Required work: In the records below, find the line that contains "Generate a web" and the line that contains "var yA = d3.scalePoint().domain(labelsA).range([122, 826]);"; write out exactly those two lines and everything between them, without the pictures.
* begin Exercise input *
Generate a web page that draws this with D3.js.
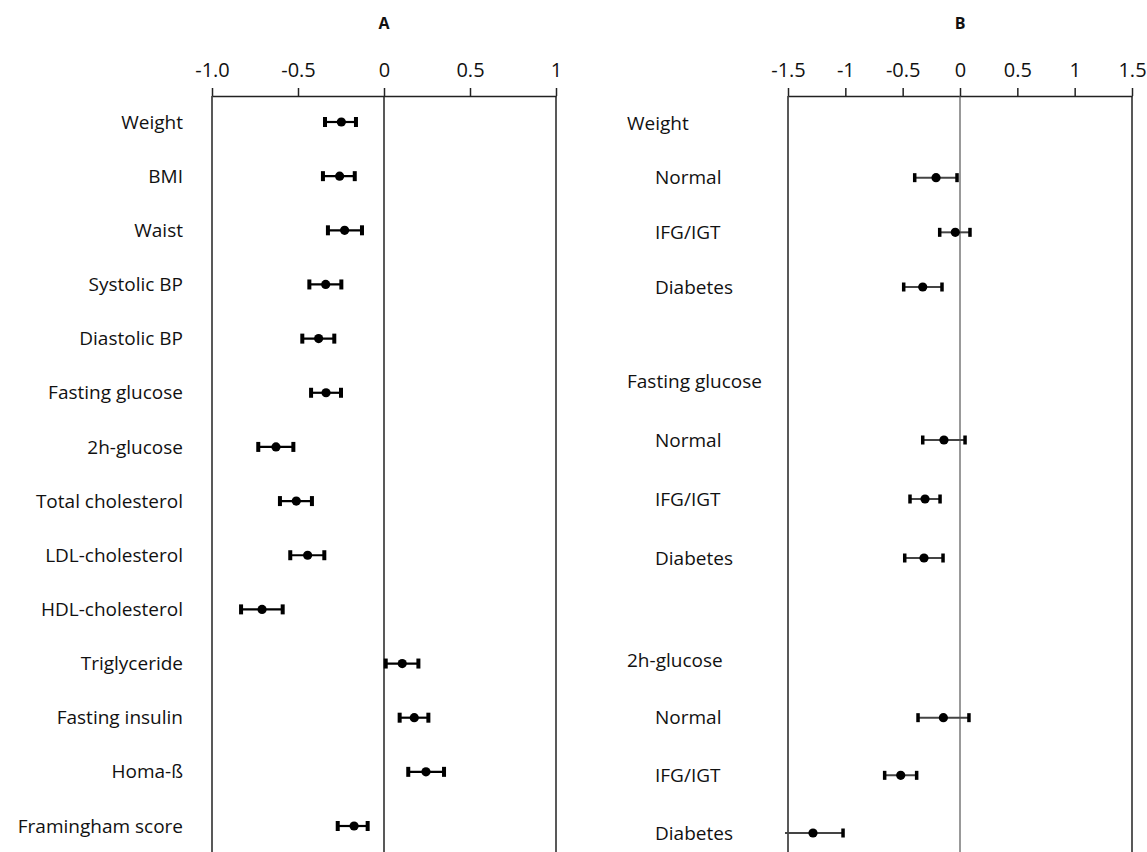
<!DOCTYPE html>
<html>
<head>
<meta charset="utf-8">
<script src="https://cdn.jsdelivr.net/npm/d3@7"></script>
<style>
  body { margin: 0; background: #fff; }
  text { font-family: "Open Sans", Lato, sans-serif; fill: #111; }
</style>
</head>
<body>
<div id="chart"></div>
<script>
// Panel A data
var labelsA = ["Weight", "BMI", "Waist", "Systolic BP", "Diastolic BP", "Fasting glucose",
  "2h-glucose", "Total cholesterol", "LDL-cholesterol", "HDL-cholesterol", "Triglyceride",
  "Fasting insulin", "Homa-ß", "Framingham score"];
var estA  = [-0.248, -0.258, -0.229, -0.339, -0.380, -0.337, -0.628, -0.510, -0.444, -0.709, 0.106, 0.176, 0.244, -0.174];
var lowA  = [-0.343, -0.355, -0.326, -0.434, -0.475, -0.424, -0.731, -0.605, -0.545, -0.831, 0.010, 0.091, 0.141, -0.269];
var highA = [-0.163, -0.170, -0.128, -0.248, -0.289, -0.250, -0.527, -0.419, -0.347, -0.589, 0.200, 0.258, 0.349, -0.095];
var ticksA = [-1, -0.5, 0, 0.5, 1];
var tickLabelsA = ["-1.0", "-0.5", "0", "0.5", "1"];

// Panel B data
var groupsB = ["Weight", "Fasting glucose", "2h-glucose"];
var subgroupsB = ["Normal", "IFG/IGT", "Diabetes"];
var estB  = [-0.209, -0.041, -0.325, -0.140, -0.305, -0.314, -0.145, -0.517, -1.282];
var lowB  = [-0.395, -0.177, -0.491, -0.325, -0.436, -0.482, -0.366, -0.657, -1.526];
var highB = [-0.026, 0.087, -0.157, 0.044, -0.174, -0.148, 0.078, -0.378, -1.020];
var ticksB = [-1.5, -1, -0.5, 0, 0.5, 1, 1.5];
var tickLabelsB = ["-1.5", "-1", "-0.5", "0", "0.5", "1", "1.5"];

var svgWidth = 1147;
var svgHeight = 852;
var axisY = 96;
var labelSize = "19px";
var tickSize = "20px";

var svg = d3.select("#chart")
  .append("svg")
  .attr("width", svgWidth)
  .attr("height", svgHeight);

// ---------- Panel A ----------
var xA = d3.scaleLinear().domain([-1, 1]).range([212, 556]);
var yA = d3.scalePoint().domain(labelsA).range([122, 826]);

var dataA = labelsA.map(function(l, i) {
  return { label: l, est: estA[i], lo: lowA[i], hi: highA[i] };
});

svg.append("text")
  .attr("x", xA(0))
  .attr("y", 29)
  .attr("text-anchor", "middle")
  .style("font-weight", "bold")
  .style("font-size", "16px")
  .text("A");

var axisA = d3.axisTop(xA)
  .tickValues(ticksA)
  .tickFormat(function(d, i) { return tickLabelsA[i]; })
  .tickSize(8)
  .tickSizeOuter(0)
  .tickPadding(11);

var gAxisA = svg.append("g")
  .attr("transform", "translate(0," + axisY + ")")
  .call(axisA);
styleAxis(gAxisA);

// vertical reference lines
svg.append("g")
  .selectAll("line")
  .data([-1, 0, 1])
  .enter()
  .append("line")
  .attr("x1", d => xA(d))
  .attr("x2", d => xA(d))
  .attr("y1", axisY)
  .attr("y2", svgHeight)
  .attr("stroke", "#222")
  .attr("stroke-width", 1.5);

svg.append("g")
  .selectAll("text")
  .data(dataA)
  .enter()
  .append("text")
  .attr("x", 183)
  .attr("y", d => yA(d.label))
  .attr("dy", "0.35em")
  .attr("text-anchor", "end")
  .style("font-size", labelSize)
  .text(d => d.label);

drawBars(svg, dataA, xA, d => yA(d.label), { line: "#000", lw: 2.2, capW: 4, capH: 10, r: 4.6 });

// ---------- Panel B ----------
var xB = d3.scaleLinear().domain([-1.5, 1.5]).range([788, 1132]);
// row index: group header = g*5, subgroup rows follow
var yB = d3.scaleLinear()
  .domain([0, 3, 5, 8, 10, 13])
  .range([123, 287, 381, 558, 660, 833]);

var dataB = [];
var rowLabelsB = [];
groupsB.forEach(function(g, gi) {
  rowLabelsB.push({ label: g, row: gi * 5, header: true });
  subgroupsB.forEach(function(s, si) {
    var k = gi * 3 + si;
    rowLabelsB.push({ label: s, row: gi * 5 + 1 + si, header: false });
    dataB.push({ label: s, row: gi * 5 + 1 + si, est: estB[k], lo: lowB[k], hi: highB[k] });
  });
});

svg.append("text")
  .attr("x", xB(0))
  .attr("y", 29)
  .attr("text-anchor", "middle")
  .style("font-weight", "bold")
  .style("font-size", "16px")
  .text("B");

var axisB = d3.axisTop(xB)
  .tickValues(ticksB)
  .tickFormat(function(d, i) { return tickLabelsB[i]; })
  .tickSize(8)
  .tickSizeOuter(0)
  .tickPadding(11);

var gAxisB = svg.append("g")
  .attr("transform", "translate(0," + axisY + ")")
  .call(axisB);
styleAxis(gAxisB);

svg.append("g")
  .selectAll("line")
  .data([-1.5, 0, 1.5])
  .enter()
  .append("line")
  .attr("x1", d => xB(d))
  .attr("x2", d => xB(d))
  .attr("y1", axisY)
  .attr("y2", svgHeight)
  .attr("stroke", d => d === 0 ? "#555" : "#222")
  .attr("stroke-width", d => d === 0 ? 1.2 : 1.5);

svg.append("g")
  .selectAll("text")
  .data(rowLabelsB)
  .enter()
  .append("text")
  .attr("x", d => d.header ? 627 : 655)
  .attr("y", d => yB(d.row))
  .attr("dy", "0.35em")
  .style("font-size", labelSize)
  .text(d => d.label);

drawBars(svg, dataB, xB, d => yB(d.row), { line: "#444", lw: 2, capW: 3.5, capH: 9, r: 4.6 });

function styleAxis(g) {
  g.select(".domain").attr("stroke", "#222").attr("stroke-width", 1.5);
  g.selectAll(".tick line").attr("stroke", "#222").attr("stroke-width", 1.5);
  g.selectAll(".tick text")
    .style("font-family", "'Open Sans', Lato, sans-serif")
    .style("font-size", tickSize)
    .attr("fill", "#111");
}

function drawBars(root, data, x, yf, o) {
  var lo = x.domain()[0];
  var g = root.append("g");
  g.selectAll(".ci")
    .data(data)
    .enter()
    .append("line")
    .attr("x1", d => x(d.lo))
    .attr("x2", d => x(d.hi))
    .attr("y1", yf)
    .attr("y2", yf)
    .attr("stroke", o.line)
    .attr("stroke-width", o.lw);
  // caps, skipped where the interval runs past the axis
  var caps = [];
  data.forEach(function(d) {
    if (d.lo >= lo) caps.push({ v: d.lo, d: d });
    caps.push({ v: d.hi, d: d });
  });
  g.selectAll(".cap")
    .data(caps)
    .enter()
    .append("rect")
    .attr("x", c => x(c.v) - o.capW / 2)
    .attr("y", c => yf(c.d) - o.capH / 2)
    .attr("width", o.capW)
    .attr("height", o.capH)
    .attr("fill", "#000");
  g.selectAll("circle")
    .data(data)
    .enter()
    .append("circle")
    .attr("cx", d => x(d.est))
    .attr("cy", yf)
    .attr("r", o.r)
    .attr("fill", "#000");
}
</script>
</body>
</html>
* end Exercise input *
* begin Exercise input *
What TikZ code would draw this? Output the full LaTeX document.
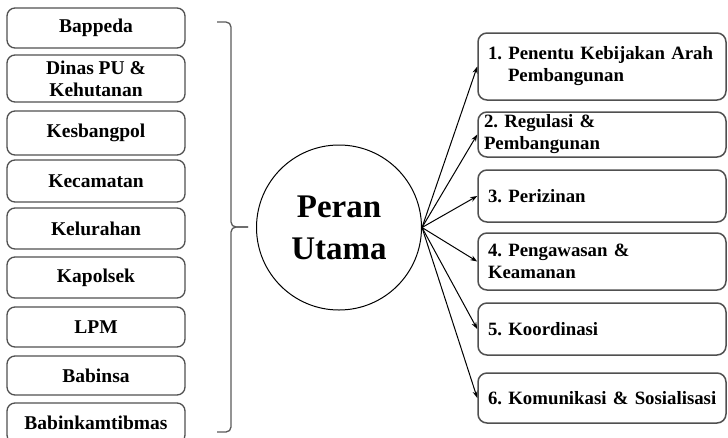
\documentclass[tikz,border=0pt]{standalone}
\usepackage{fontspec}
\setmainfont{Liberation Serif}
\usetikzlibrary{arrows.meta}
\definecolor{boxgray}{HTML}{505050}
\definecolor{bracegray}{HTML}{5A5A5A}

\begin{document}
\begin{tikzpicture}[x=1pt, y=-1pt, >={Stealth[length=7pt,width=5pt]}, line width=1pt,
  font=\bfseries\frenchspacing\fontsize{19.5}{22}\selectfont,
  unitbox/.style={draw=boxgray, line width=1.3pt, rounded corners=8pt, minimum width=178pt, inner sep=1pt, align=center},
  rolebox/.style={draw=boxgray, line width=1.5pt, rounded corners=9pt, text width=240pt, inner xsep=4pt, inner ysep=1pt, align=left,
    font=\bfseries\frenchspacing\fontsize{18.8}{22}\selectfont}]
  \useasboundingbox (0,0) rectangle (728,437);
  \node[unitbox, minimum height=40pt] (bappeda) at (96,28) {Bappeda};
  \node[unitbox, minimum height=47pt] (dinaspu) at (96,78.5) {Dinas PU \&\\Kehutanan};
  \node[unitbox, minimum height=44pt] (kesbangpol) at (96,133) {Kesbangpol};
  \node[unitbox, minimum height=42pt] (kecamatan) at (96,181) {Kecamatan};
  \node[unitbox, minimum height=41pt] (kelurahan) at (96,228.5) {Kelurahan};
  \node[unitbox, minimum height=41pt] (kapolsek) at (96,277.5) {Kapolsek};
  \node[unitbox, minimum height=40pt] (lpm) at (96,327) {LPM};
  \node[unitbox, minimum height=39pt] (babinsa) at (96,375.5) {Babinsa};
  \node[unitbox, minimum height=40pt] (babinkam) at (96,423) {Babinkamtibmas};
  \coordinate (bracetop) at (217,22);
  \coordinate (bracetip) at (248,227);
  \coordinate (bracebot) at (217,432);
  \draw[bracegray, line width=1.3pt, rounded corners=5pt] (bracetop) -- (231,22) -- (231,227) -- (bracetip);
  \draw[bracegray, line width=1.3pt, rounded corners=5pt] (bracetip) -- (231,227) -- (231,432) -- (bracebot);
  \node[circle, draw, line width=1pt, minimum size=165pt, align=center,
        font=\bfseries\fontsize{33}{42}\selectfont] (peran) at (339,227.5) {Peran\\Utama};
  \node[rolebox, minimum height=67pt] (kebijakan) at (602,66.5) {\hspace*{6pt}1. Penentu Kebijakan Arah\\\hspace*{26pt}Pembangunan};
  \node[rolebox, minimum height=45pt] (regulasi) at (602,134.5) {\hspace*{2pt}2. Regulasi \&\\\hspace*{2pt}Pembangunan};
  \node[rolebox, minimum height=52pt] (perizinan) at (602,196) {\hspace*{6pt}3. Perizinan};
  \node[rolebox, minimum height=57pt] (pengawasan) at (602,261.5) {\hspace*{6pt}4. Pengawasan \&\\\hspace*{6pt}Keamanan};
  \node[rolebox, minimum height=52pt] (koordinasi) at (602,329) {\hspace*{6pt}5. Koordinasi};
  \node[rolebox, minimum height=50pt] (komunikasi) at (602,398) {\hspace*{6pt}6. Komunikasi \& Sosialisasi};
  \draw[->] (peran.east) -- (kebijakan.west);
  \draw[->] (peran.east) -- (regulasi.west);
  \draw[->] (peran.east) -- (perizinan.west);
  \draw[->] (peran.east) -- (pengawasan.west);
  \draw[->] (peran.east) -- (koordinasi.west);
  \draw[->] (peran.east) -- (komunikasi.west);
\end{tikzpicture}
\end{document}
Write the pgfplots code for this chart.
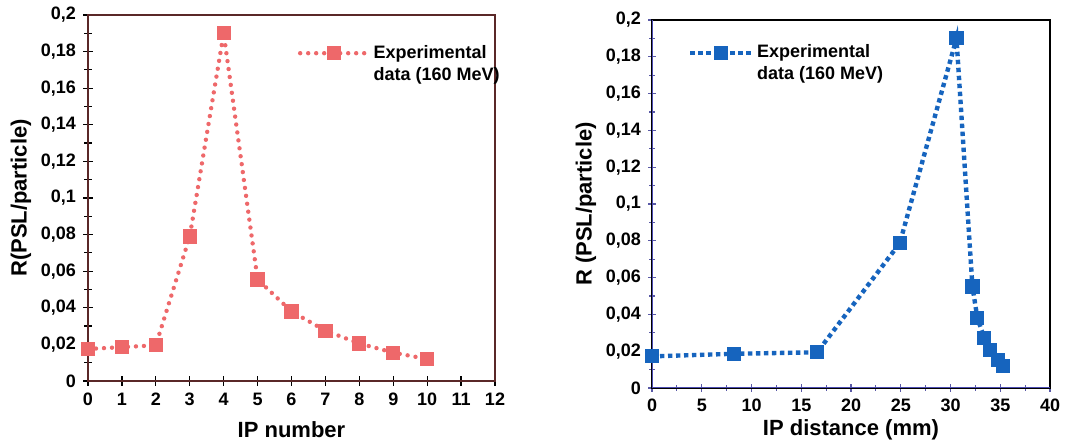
* end Exercise input *
* begin Exercise input *
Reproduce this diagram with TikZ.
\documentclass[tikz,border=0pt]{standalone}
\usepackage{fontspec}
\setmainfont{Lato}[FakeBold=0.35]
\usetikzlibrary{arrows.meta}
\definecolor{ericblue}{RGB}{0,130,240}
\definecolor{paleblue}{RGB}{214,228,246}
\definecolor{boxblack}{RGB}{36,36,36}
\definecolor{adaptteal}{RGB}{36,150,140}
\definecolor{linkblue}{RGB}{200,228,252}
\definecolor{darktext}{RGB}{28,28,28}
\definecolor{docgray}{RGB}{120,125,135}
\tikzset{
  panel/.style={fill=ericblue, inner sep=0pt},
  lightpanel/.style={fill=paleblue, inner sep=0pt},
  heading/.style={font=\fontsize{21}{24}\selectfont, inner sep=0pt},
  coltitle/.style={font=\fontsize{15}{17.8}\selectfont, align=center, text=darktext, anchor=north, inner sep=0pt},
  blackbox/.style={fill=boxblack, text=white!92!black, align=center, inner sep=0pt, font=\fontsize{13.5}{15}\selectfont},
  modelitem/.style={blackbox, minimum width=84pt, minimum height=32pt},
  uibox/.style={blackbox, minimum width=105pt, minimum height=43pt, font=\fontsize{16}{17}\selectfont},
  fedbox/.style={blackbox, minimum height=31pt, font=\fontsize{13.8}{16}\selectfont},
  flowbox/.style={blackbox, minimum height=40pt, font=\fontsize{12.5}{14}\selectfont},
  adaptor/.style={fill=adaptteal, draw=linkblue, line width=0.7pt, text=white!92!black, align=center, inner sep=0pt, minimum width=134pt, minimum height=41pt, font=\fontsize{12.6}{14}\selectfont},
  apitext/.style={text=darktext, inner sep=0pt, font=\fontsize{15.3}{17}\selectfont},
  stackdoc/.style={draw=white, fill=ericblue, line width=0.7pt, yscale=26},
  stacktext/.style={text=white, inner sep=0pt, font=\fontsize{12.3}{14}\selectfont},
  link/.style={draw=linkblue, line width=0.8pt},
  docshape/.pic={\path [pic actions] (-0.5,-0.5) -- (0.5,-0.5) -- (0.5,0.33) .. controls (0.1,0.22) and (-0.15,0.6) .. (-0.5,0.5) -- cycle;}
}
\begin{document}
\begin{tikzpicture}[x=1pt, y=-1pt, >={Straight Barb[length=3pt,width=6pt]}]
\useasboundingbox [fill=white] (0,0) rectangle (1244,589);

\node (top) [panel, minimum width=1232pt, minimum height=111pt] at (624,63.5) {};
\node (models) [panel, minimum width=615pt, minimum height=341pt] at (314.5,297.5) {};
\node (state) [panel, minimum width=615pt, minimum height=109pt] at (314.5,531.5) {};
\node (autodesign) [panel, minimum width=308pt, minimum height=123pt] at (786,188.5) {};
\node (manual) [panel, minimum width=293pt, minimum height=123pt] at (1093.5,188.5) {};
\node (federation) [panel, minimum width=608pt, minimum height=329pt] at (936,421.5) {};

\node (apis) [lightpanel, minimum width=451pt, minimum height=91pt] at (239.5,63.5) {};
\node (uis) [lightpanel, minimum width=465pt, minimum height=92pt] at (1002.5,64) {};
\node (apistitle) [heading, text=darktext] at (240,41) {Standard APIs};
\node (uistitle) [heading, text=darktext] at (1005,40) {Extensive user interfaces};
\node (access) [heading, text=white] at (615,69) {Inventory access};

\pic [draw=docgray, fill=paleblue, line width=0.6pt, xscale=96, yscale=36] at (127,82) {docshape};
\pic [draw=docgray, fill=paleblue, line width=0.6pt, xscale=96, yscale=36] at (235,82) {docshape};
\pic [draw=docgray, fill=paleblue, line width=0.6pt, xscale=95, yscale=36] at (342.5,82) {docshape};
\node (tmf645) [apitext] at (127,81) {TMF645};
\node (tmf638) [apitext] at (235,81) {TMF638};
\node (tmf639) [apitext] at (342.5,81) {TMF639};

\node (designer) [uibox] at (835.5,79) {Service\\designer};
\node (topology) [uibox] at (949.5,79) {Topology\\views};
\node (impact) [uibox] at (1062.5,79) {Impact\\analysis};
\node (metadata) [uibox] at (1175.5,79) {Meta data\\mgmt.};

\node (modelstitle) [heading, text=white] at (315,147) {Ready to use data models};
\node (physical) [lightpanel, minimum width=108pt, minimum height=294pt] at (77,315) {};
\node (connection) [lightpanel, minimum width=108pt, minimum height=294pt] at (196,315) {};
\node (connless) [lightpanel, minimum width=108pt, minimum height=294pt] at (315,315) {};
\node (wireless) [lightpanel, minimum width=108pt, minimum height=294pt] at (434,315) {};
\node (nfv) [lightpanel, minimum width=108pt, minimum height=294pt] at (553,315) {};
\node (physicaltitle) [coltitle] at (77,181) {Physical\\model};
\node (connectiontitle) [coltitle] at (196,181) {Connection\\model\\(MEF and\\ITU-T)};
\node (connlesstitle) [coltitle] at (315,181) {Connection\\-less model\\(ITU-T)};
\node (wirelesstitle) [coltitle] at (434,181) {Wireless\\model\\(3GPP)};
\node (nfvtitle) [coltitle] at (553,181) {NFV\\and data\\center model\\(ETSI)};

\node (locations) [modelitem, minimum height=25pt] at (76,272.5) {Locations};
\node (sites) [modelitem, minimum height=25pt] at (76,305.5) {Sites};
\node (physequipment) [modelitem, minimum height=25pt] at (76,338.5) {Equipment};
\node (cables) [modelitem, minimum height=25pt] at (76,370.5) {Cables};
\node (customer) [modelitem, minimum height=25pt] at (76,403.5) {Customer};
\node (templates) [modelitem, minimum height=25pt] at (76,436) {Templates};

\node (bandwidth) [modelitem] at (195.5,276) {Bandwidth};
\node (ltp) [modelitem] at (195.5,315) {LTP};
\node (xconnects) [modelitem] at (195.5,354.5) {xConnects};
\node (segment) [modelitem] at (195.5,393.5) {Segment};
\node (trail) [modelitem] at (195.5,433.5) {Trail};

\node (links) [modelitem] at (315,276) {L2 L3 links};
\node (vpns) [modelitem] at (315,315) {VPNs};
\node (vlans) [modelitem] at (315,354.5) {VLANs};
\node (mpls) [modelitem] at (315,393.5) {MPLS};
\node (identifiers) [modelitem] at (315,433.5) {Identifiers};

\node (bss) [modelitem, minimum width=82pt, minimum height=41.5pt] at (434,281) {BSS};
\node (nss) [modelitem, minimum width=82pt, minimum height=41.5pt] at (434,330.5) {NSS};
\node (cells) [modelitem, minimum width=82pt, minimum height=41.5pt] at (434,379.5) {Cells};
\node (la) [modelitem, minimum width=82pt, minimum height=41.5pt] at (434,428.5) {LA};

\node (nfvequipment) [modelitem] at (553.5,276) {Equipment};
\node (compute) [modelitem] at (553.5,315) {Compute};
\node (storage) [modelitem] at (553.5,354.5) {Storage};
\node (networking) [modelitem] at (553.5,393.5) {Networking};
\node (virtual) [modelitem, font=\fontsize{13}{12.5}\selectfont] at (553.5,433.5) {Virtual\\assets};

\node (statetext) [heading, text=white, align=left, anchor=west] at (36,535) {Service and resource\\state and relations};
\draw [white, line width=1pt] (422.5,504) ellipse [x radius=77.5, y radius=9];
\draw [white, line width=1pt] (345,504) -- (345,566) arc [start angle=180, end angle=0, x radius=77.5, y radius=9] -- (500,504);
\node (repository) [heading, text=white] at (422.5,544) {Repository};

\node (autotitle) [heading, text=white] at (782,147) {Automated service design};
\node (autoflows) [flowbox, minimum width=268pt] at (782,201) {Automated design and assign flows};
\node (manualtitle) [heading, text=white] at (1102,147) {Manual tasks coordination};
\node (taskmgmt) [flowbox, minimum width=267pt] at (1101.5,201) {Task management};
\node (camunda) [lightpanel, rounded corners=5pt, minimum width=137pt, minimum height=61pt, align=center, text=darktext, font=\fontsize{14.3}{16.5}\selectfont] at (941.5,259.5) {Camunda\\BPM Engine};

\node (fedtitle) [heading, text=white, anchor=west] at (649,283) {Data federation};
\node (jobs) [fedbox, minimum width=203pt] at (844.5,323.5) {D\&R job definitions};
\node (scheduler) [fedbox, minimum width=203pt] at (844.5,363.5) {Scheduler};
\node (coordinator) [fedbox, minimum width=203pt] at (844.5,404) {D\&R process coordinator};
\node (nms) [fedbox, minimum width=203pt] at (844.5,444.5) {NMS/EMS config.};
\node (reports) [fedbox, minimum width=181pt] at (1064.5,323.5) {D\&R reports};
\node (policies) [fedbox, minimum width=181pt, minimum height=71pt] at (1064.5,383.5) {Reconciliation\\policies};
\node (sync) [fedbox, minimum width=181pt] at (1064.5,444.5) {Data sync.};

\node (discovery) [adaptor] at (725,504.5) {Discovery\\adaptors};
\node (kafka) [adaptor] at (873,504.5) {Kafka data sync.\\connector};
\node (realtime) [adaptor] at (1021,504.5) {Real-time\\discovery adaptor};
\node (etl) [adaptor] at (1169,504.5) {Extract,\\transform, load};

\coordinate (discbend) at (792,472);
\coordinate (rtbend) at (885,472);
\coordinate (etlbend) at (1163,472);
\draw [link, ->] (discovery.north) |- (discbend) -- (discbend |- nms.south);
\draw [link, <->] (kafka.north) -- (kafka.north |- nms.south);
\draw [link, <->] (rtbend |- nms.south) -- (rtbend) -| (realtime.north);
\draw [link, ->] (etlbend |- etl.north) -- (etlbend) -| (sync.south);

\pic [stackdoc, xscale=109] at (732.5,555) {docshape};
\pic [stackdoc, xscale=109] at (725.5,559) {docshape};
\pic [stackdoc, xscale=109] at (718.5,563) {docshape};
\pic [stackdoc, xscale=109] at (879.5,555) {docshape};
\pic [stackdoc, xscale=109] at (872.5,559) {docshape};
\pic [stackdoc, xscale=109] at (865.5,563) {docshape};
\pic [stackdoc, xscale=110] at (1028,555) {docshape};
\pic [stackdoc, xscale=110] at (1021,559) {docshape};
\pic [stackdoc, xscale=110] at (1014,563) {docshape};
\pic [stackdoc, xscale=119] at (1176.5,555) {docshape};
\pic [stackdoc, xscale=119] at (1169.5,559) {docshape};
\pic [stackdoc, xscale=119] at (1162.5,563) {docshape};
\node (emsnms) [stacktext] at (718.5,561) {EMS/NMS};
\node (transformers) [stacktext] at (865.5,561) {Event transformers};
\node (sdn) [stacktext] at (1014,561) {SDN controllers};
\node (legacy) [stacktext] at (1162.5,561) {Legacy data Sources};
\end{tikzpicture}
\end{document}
* end Exercise input *
Response to this exercise:
Generate a web page that draws this with D3.js.
<!DOCTYPE html>
<html>
<head>
<meta charset="utf-8">
<script src="https://cdn.jsdelivr.net/npm/d3@7"></script>
<style>
  body { margin: 0; background: #fff; }
  text { font-family: "Open Sans", Lato, sans-serif; fill: #111; }
</style>
</head>
<body>
<div id="chart"></div>
<script>
// Panel A data
var labelsA = ["Weight", "BMI", "Waist", "Systolic BP", "Diastolic BP", "Fasting glucose",
  "2h-glucose", "Total cholesterol", "LDL-cholesterol", "HDL-cholesterol", "Triglyceride",
  "Fasting insulin", "Homa-ß", "Framingham score"];
var estA  = [-0.248, -0.258, -0.229, -0.339, -0.380, -0.337, -0.628, -0.510, -0.444, -0.709, 0.106, 0.176, 0.244, -0.174];
var lowA  = [-0.343, -0.355, -0.326, -0.434, -0.475, -0.424, -0.731, -0.605, -0.545, -0.831, 0.010, 0.091, 0.141, -0.269];
var highA = [-0.163, -0.170, -0.128, -0.248, -0.289, -0.250, -0.527, -0.419, -0.347, -0.589, 0.200, 0.258, 0.349, -0.095];
var ticksA = [-1, -0.5, 0, 0.5, 1];
var tickLabelsA = ["-1.0", "-0.5", "0", "0.5", "1"];

// Panel B data
var groupsB = ["Weight", "Fasting glucose", "2h-glucose"];
var subgroupsB = ["Normal", "IFG/IGT", "Diabetes"];
var estB  = [-0.209, -0.041, -0.325, -0.140, -0.305, -0.314, -0.145, -0.517, -1.282];
var lowB  = [-0.395, -0.177, -0.491, -0.325, -0.436, -0.482, -0.366, -0.657, -1.526];
var highB = [-0.026, 0.087, -0.157, 0.044, -0.174, -0.148, 0.078, -0.378, -1.020];
var ticksB = [-1.5, -1, -0.5, 0, 0.5, 1, 1.5];
var tickLabelsB = ["-1.5", "-1", "-0.5", "0", "0.5", "1", "1.5"];

var svgWidth = 1147;
var svgHeight = 852;
var axisY = 96;
var labelSize = "19px";
var tickSize = "20px";

var svg = d3.select("#chart")
  .append("svg")
  .attr("width", svgWidth)
  .attr("height", svgHeight);

// ---------- Panel A ----------
var xA = d3.scaleLinear().domain([-1, 1]).range([212, 556]);
var yA = d3.scalePoint().domain(labelsA).range([122, 826]);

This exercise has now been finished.